Exercise details: Below are entries. Reproduce exactly the lines between the line holding "Give me the D3.js source for this chart." and the line holding "125, left: 137", inclusive, and only those.

Provided data:
BEGIN

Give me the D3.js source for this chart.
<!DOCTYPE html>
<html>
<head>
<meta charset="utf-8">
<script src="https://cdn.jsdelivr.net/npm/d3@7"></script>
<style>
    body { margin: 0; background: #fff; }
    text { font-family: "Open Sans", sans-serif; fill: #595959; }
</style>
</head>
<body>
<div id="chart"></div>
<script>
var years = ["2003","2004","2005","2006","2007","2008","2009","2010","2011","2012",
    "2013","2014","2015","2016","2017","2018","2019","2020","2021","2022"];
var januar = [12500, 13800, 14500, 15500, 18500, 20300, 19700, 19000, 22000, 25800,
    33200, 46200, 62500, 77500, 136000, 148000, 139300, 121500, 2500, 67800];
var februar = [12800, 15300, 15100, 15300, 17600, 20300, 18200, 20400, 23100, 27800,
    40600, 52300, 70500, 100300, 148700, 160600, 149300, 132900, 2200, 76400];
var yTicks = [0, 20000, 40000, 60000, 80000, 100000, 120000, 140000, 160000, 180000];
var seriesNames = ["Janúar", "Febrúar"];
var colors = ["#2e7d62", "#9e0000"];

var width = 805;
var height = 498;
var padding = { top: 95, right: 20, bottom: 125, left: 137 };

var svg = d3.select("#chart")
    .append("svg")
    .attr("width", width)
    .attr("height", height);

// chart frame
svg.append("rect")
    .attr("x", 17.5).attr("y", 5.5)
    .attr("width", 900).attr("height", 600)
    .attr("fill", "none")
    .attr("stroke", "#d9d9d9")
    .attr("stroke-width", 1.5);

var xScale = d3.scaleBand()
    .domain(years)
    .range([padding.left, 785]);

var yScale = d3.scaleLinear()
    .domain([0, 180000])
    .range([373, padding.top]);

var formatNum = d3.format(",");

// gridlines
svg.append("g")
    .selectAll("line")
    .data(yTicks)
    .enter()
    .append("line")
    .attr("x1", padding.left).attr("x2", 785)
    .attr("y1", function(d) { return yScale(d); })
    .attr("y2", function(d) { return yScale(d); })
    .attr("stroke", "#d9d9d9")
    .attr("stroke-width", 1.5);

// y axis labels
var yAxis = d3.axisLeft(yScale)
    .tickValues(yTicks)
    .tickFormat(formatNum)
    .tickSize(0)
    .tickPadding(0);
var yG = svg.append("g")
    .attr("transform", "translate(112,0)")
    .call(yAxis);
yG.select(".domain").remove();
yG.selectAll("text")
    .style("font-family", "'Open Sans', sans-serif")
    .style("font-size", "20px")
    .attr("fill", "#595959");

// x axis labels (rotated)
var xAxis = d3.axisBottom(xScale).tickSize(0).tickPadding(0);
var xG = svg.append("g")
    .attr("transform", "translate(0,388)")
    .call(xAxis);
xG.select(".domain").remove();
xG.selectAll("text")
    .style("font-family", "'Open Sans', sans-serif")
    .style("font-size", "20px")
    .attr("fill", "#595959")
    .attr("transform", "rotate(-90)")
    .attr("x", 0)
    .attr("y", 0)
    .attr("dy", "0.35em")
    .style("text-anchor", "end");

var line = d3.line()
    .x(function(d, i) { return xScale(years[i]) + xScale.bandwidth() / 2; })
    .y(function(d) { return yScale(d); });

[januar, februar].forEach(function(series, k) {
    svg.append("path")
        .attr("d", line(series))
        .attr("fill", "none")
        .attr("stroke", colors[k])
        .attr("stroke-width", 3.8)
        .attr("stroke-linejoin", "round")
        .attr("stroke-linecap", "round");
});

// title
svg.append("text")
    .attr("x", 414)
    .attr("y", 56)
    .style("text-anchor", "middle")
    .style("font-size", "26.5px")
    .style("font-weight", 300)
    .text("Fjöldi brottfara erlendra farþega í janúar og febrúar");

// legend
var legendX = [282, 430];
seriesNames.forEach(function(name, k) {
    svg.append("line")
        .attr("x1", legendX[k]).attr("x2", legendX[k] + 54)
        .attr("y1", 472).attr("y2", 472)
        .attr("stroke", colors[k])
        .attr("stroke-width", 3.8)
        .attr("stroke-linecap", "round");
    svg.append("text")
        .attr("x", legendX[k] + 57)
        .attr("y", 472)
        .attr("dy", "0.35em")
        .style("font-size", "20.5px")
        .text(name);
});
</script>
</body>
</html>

END
BEGIN

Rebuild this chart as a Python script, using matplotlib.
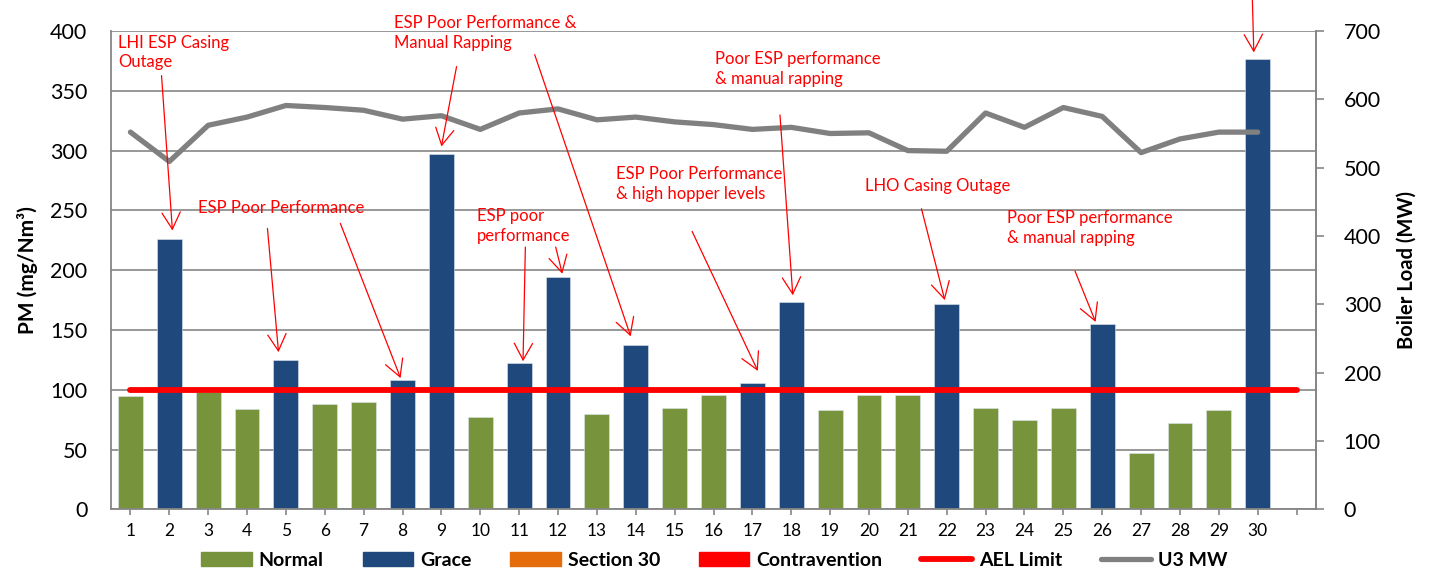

END

Response:
Give me the D3.js source for this chart.
<!DOCTYPE html>
<html>
<head>
<meta charset="utf-8">
<script src="https://cdn.jsdelivr.net/npm/d3@7"></script>
<style>
    body { margin: 0; background: #fff; }
    text { font-family: "Open Sans", sans-serif; fill: #595959; }
</style>
</head>
<body>
<div id="chart"></div>
<script>
var years = ["2003","2004","2005","2006","2007","2008","2009","2010","2011","2012",
    "2013","2014","2015","2016","2017","2018","2019","2020","2021","2022"];
var januar = [12500, 13800, 14500, 15500, 18500, 20300, 19700, 19000, 22000, 25800,
    33200, 46200, 62500, 77500, 136000, 148000, 139300, 121500, 2500, 67800];
var februar = [12800, 15300, 15100, 15300, 17600, 20300, 18200, 20400, 23100, 27800,
    40600, 52300, 70500, 100300, 148700, 160600, 149300, 132900, 2200, 76400];
var yTicks = [0, 20000, 40000, 60000, 80000, 100000, 120000, 140000, 160000, 180000];
var seriesNames = ["Janúar", "Febrúar"];
var colors = ["#2e7d62", "#9e0000"];

var width = 805;
var height = 498;
var padding = { top: 95, right: 20, bottom: 125, left: 137 };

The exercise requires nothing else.